Bei uns Menschen ist das scheinbar anders.

 

 

Denn wir sind ja schlauer als alle anderen. Wir folgen nicht einfach irgendeinem natürlichen Rhythmus. Wo kämen wir da wohl hin? Vielleicht würden wir dann auch trällernd durch den Wald rennen und wären einfach glücklich? Zumindest mal eine Weile?! Denn, das ist auch klar, der Natur ist es wurscht, ob wir glücklich sind oder nicht. Glück ist wahrscheinlich in der Evolution nicht so wichtig und erfüllt nur einen bestimmten Zweck: das Leben muss immer weiter gehn. Wir müssen da sein, für unser Überleben sorgen und für Nachkommen. Ob wir dabei traurig sind oder lachen. So einfach. Kein Hintersinn. Nur kaputtheulen sollen wir uns von der Natur her auch wieder nicht, deswegen hat sie ab und zu Schönes für uns vorbereitet. Denn sie braucht uns noch.

 

Wir überlegen uns immer mal was anderes. Wir spielen mit den Bauklötzern, die wir von der Natur bekommen haben. Würden wir das nicht tun, wären wir niemals vom Baum runtergeklettert. Wobei man sich manchmal fragt, ob das nicht besser gewesen wäre. Nein, falsch. Es wäre besser gewesen (oben zu bleiben).
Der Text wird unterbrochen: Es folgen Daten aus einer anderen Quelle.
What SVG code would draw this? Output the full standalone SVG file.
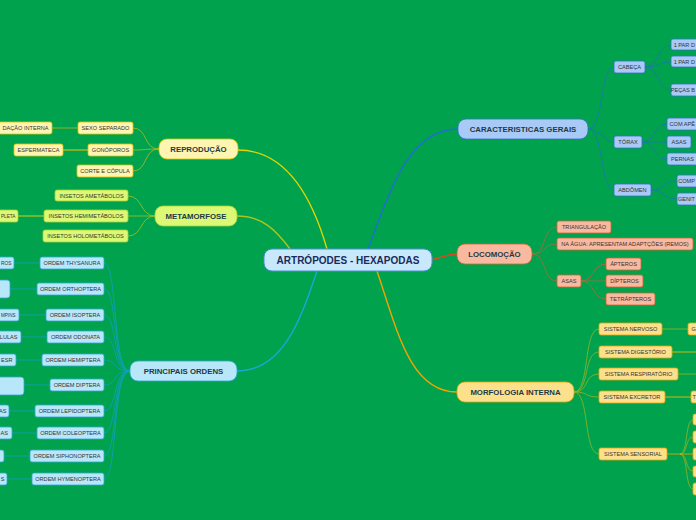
<svg xmlns="http://www.w3.org/2000/svg" width="696" height="520" viewBox="0 0 696 520">
<style>
text{font-family:"Liberation Sans",Arial,sans-serif;}
.s{font-size:5.6px;fill:#333;text-anchor:middle;}
.sl{font-size:5.6px;fill:#333;text-anchor:start;}
.se{font-size:5.6px;fill:#333;text-anchor:end;}
.m{font-size:7.8px;font-weight:bold;fill:#1d3b46;text-anchor:middle;}
.c{font-size:10px;font-weight:bold;fill:#1b2a5c;text-anchor:middle;}
.blue{fill:#a9c9f7;stroke:#2f73c4;stroke-width:0.8;}
.sal{fill:#f9b9a0;stroke:#d2642f;stroke-width:0.8;}
.yel{fill:#fde08c;stroke:#e3a400;stroke-width:0.8;}
.lyel{fill:#fff5b2;stroke:#d9c400;stroke-width:0.8;}
.lime{fill:#ddf874;stroke:#a8d030;stroke-width:0.8;}
.cyan{fill:#b9e7fa;stroke:#2ea6d6;stroke-width:0.8;}
</style>
<rect x="0" y="0" width="696" height="520" fill="#00a24e"/>
<g id="connectors" fill="none">
 <path d="M368,249 C392,185 410,129 458,129" stroke="#1f6fd0" stroke-width="1.4"/>
 <path d="M431,260 C442,258 446,254 457,254" stroke="#e4461e" stroke-width="1.4"/>
 <path d="M377,271 C397,330 410,392 457,392" stroke="#f2a400" stroke-width="1.4"/>
 <path d="M327,249 C310,190 282,150 238,150" stroke="#e6d400" stroke-width="1.4"/>
 <path d="M290,249 C276,230 262,216 237,216" stroke="#acc41e" stroke-width="1.4"/>
 <path d="M317,271 C300,322 282,371 237,371" stroke="#18a8d8" stroke-width="1.4"/>
 <g stroke="#1f74b8" stroke-width="0.8">
  <path d="M588,129 C604,129 600,67 614,67"/>
  <path d="M588,129 C600,129 605,142 614,142"/>
  <path d="M588,129 C604,129 600,190 614,190"/>
  <path d="M645,67 C660,67 657,45 671,45"/>
  <path d="M645,67 C660,67 657,62 671,62"/>
  <path d="M645,67 C660,67 657,90 671,90"/>
  <path d="M642,142 C656,142 653,124 667,124"/>
  <path d="M642,142 L667,142"/>
  <path d="M642,142 C656,142 653,159 667,159"/>
  <path d="M651,190 C665,190 662,181 677,181"/>
  <path d="M651,190 C665,190 662,199 677,199"/>
 </g>
 <g stroke="#b2683a" stroke-width="0.8">
  <path d="M532,254 C547,254 542,227 557,227"/>
  <path d="M532,254 C547,254 542,244 557,244"/>
  <path d="M532,254 C547,254 542,281 557,281"/>
  <path d="M581,281 C595,281 592,264 606,264"/>
  <path d="M581,281 L606,281"/>
  <path d="M581,281 C595,281 592,299 606,299"/>
 </g>
 <g stroke="#94b424" stroke-width="0.8">
  <path d="M574,392 C590,392 583,329 599,329"/>
  <path d="M574,392 C590,392 583,352 599,352"/>
  <path d="M574,392 C590,392 583,374 599,374"/>
  <path d="M574,392 C590,392 583,397 599,397"/>
  <path d="M574,392 C590,392 583,454 599,454"/>
  <path d="M662,329 L688,329"/>
  <path d="M672,352 L696,352" stroke-width="1.4"/>
  <path d="M678,374 L696,374"/>
  <path d="M665,397 L691,397" stroke-width="1.4"/>
  <path d="M680,454 C688,454 685,420 693,420"/>
  <path d="M680,454 C688,454 685,437 693,437"/>
  <path d="M680,454 C688,454 685,471 693,471"/>
  <path d="M680,454 C688,454 685,489 693,489"/>
  <path d="M667,454 L693,454" stroke="#f2a400"/>
 </g>
 <g stroke="#b4b81e" stroke-width="0.8">
  <path d="M159,149 C143,149 148,128 133,128"/>
  <path d="M159,149 C145,149 146,150 133,150"/>
  <path d="M159,149 C143,149 148,171 133,171"/>
  <path d="M78,128 L52,128"/>
  <path d="M88,150 L63,150" stroke-width="1.4"/>
 </g>
 <g stroke="#98c424" stroke-width="0.8">
  <path d="M155,216 C140,216 143,196 128,196"/>
  <path d="M155,216 L128,216"/>
  <path d="M155,216 C140,216 143,236 128,236"/>
  <path d="M44,216 L18,216" stroke-width="1.4"/>
 </g>
 <g stroke="#12a0c4" stroke-width="0.8">
  <path d="M130,371 C112,371 118,263 104,263"/>
  <path d="M130,371 C112,371 118,289 104,289"/>
  <path d="M130,371 C112,371 118,315 104,315"/>
  <path d="M130,371 C112,371 118,337 104,337"/>
  <path d="M130,371 C112,371 118,360 104,360"/>
  <path d="M130,371 C112,371 118,385 104,385"/>
  <path d="M130,371 C112,371 118,411 104,411"/>
  <path d="M130,371 C112,371 118,433 104,433"/>
  <path d="M130,371 C112,371 118,456 104,456"/>
  <path d="M130,371 C112,371 118,479 104,479"/>
  <path d="M40,263 L14,263"/>
  <path d="M37,289 L10,289"/>
  <path d="M46,315 L19,315"/>
  <path d="M47,337 L21,337"/>
  <path d="M42,360 L16,360"/>
  <path d="M50,385 L24,385"/>
  <path d="M35,411 L9,411"/>
  <path d="M37,433 L12,433"/>
  <path d="M30,456 L4,456"/>
  <path d="M32,479 L7,479"/>
 </g>
</g>
<g id="central"><rect x="264" y="249" width="168" height="22" rx="8" fill="#c8e9fb" stroke="#4a8fd6" stroke-width="1"/><text class="c" x="348" y="263.5">ARTRÓPODES - HEXAPODAS</text></g>
<g id="caracteristicas"><rect class="blue" x="458" y="119" width="130" height="20" rx="8"/><text class="m" x="523" y="131.8">CARACTERISTICAS GERAIS</text></g>
<g id="cabeca"><rect class="blue" x="614" y="61" width="31" height="12" rx="2"/><text class="s" x="629.5" y="69">CABEÇA</text></g>
<g id="torax"><rect class="blue" x="614" y="136" width="28" height="12" rx="2"/><text class="s" x="628" y="144">TÓRAX</text></g>
<g id="abdomen"><rect class="blue" x="614" y="184" width="37" height="12" rx="2"/><text class="s" x="632.5" y="192">ABDÔMEN</text></g>
<g id="cab1"><rect class="blue" x="671" y="39" width="40" height="11" rx="2"/><text class="se" x="695" y="46.5">1 PAR D</text></g>
<g id="cab2"><rect class="blue" x="671" y="56" width="40" height="11" rx="2"/><text class="se" x="695" y="63.5">1 PAR D</text></g>
<g id="cab3"><rect class="blue" x="671" y="84" width="40" height="12" rx="2"/><text class="se" x="695" y="92">PEÇAS B</text></g>
<g id="tor1"><rect class="blue" x="667" y="118" width="40" height="12" rx="2"/><text class="se" x="695" y="126">COM APÊ</text></g>
<g id="tor2"><rect class="blue" x="667" y="136" width="24" height="12" rx="2"/><text class="s" x="679" y="144">ASAS</text></g>
<g id="tor3"><rect class="blue" x="667" y="153" width="32" height="12" rx="2"/><text class="sl" x="671" y="161">PERNAS</text></g>
<g id="abd1"><rect class="blue" x="677" y="175" width="30" height="12" rx="2"/><text class="se" x="695" y="183">COMP</text></g>
<g id="abd2"><rect class="blue" x="677" y="193" width="30" height="12" rx="2"/><text class="se" x="695" y="201">GENIT</text></g>
<g id="locomocao"><rect class="sal" x="457" y="244" width="75" height="20" rx="8"/><text class="m" x="494.5" y="256.8">LOCOMOÇÃO</text></g>
<g id="triangulacao"><rect class="sal" x="557" y="221" width="54" height="12" rx="2"/><text class="s" x="584" y="229">TRIANGULAÇÃO</text></g>
<g id="naagua"><rect class="sal" x="557" y="238" width="136" height="12" rx="2"/><text class="s" x="625" y="246">NA ÁGUA: APRESENTAM ADAPTÇÕES (REMOS)</text></g>
<g id="asas"><rect class="sal" x="557" y="275" width="24" height="12" rx="2"/><text class="s" x="569" y="283">ASAS</text></g>
<g id="apteros"><rect class="sal" x="606" y="258" width="35" height="12" rx="2"/><text class="s" x="623.5" y="266">ÁPTEROS</text></g>
<g id="dipteros"><rect class="sal" x="606" y="275" width="37" height="12" rx="2"/><text class="s" x="624.5" y="283">DÍPTEROS</text></g>
<g id="tetrapteros"><rect class="sal" x="606" y="293" width="49" height="12" rx="2"/><text class="s" x="630.5" y="301">TETRÁPTEROS</text></g>
<g id="morfologia"><rect class="yel" x="457" y="382" width="117" height="20" rx="8"/><text class="m" x="515.5" y="394.8">MORFOLOGIA INTERNA</text></g>
<g id="nervoso"><rect class="yel" x="599" y="323" width="63" height="12" rx="2"/><text class="s" x="630.5" y="331">SISTEMA NERVOSO</text></g>
<g id="nervoso1"><rect class="yel" x="688" y="323" width="20" height="12" rx="2"/><text class="sl" x="691.5" y="331">G</text></g>
<g id="digestorio"><rect class="yel" x="599" y="346" width="73" height="12" rx="2"/><text class="s" x="635.5" y="354">SISTEMA DIGESTÓRIO</text></g>
<g id="respiratorio"><rect class="yel" x="599" y="368" width="79" height="12" rx="2"/><text class="s" x="638.5" y="376">SISTEMA RESPIRATÓRIO</text></g>
<g id="excretor"><rect class="yel" x="599" y="391" width="66" height="12" rx="2"/><text class="s" x="632" y="399">SISTEMA EXCRETOR</text></g>
<g id="excretor1"><rect class="yel" x="691" y="391" width="20" height="12" rx="2"/><text class="sl" x="692.5" y="399">T</text></g>
<g id="sensorial"><rect class="yel" x="599" y="448" width="68" height="12" rx="2"/><text class="s" x="633" y="456">SISTEMA SENSORIAL</text></g>
<g id="sens1"><rect class="yel" x="693" y="414" width="20" height="11" rx="2"/></g>
<g id="sens2"><rect class="yel" x="693" y="431" width="20" height="12" rx="2"/></g>
<g id="sens3"><rect class="yel" x="693" y="448" width="20" height="12" rx="2"/></g>
<g id="sens4"><rect class="yel" x="693" y="466" width="20" height="11" rx="2"/></g>
<g id="sens5"><rect class="yel" x="693" y="483" width="20" height="12" rx="2"/></g>
<g id="reproducao"><rect class="lyel" x="159" y="139" width="79" height="20" rx="8"/><text class="m" x="198.5" y="151.8">REPRODUÇÃO</text></g>
<g id="sexo"><rect class="lyel" x="78" y="122" width="55" height="12" rx="2"/><text class="s" x="105.5" y="130">SEXO SEPARADO</text></g>
<g id="fecundacao"><rect class="lyel" x="-24" y="122" width="76" height="12" rx="2"/><text class="se" x="48.5" y="130">DAÇÃO INTERNA</text></g>
<g id="gonoporos"><rect class="lyel" x="88" y="144" width="45" height="12" rx="2"/><text class="s" x="110.5" y="152">GONÓPOROS</text></g>
<g id="espermateca"><rect class="lyel" x="14" y="144" width="49" height="12" rx="2"/><text class="s" x="38.5" y="152">ESPERMATECA</text></g>
<g id="corte"><rect class="lyel" x="77" y="165" width="56" height="12" rx="2"/><text class="s" x="105" y="173">CORTE E CÓPULA</text></g>
<g id="metamorfose"><rect class="lime" x="155" y="206" width="82" height="20" rx="8"/><text class="m" x="196" y="218.8">METAMORFOSE</text></g>
<g id="ametabolos"><rect class="lime" x="55" y="190" width="73" height="11" rx="2"/><text class="s" x="91.5" y="197.7">INSETOS AMETÁBOLOS</text></g>
<g id="hemimetabolos"><rect class="lime" x="44" y="210" width="84" height="12" rx="2"/><text class="s" x="86" y="218">INSETOS HEMIMETÁBOLOS</text></g>
<g id="incompleta"><rect class="lime" x="-20" y="210" width="38" height="12" rx="2"/><text class="sl" x="1" y="218" textLength="14.5" lengthAdjust="spacingAndGlyphs">PLETA</text></g>
<g id="holometabolos"><rect class="lime" x="43" y="230" width="85" height="12" rx="2"/><text class="s" x="85.5" y="238">INSETOS HOLOMETÁBOLOS</text></g>
<g id="ordens"><rect class="cyan" x="130" y="361" width="107" height="20" rx="8"/><text class="m" x="183.5" y="373.8">PRINCIPAIS ORDENS</text></g>
<g id="thysanura"><rect class="cyan" x="40" y="257" width="64" height="12" rx="2"/><text class="s" x="72" y="265">ORDEM THYSANURA</text></g>
<g id="thy1"><rect class="cyan" x="-20" y="257" width="34" height="12" rx="2"/><text class="sl" x="1" y="265" textLength="10.5" lengthAdjust="spacingAndGlyphs">ROS</text></g>
<g id="orthoptera"><rect class="cyan" x="37" y="283" width="67" height="12" rx="2"/><text class="s" x="70.5" y="291">ORDEM ORTHOPTERA</text></g>
<g id="ort1"><rect class="cyan" x="-20" y="280" width="30" height="18" rx="3"/></g>
<g id="isoptera"><rect class="cyan" x="46" y="309" width="58" height="12" rx="2"/><text class="s" x="75" y="317">ORDEM ISOPTERA</text></g>
<g id="iso1"><rect class="cyan" x="-20" y="309" width="39" height="12" rx="2"/><text class="sl" x="1" y="317" textLength="14.5" lengthAdjust="spacingAndGlyphs">MPINS</text></g>
<g id="odonata"><rect class="cyan" x="47" y="331" width="57" height="12" rx="2"/><text class="s" x="75.5" y="339">ORDEM ODONATA</text></g>
<g id="odo1"><rect class="cyan" x="-20" y="331" width="41" height="12" rx="2"/><text class="se" x="17.5" y="339">LULAS</text></g>
<g id="hemiptera"><rect class="cyan" x="42" y="354" width="62" height="12" rx="2"/><text class="s" x="73" y="362">ORDEM HEMIPTERA</text></g>
<g id="hem1"><rect class="cyan" x="-20" y="354" width="36" height="12" rx="2"/><text class="se" x="12.5" y="362">ESR</text></g>
<g id="diptera"><rect class="cyan" x="50" y="379" width="54" height="12" rx="2"/><text class="s" x="77" y="387">ORDEM DIPTERA</text></g>
<g id="dip1"><rect class="cyan" x="-20" y="377" width="44" height="18" rx="3"/></g>
<g id="lepidoptera"><rect class="cyan" x="35" y="405" width="69" height="12" rx="2"/><text class="s" x="69.5" y="413">ORDEM LEPIDOPTERA</text></g>
<g id="lep1"><rect class="cyan" x="-20" y="405" width="29" height="12" rx="2"/><text class="se" x="6.5" y="413">AS</text></g>
<g id="coleoptera"><rect class="cyan" x="37" y="427" width="67" height="12" rx="2"/><text class="s" x="70.5" y="435">ORDEM COLEOPTERA</text></g>
<g id="col1"><rect class="cyan" x="-20" y="427" width="32" height="12" rx="2"/><text class="se" x="8" y="435">AS</text></g>
<g id="siphonoptera"><rect class="cyan" x="30" y="450" width="74" height="12" rx="2"/><text class="s" x="67" y="458">ORDEM SIPHONOPTERA</text></g>
<g id="sip1"><rect class="cyan" x="-20" y="450" width="24" height="12" rx="2"/></g>
<g id="hymenoptera"><rect class="cyan" x="32" y="473" width="72" height="12" rx="2"/><text class="s" x="68" y="481">ORDEM HYMENOPTERA</text></g>
<g id="hym1"><rect class="cyan" x="-20" y="473" width="27" height="12" rx="2"/><text class="se" x="4.5" y="481">S</text></g>
</svg>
Denn wir gingen dann als eine Horde Affen durchs Leben, die wesentlich weniger Schaden anrichten können als wir Menschen es hinkriegen.

 

Aber: es ist, wie es ist. Die Zahnpasta geht nicht mehr in die Tube zurück. Darüber zu jammern ist nicht nur deprimierend, sondern auch noch reine Zeitverschwendung. Sinnlos also und nichts für uns, die glückssuchenden Pragmatiker.

 

Egal ob Mensch, Affe, Maulwurf, Kohlmeise, Teichfrosch, Kugelfisch, Kirschbaum, Moosflechte oder Amöbe: wir gehen alle denselben Weg: den des Lebens. Und das hat, solange es währt, hierzulande jedes Jahr einen Frühling für uns. 

 

Und deshalb nutze ihn jetzt. Auch dieses Jahr!

 

***

 

(Bissel Romantik hier doch noch:)

 

 

Die eine Rose

 

Die eine Rose überwältigt alles,

Die aufgeblüht ist aus dem Traum.

Sie rettet uns vom Grund des Falles.

Schafft um uns einen reinen Raum,

In dem nur wir sind und die Rose.

Und das Gesetz, das sie erweckt.

Und Tage kommen, reuelose.

Vom Licht der Rose angesteckt.

 

(Eva Strittmatter)

 

 

...Das Gesetz, das die Rose erweckt. Das ist es.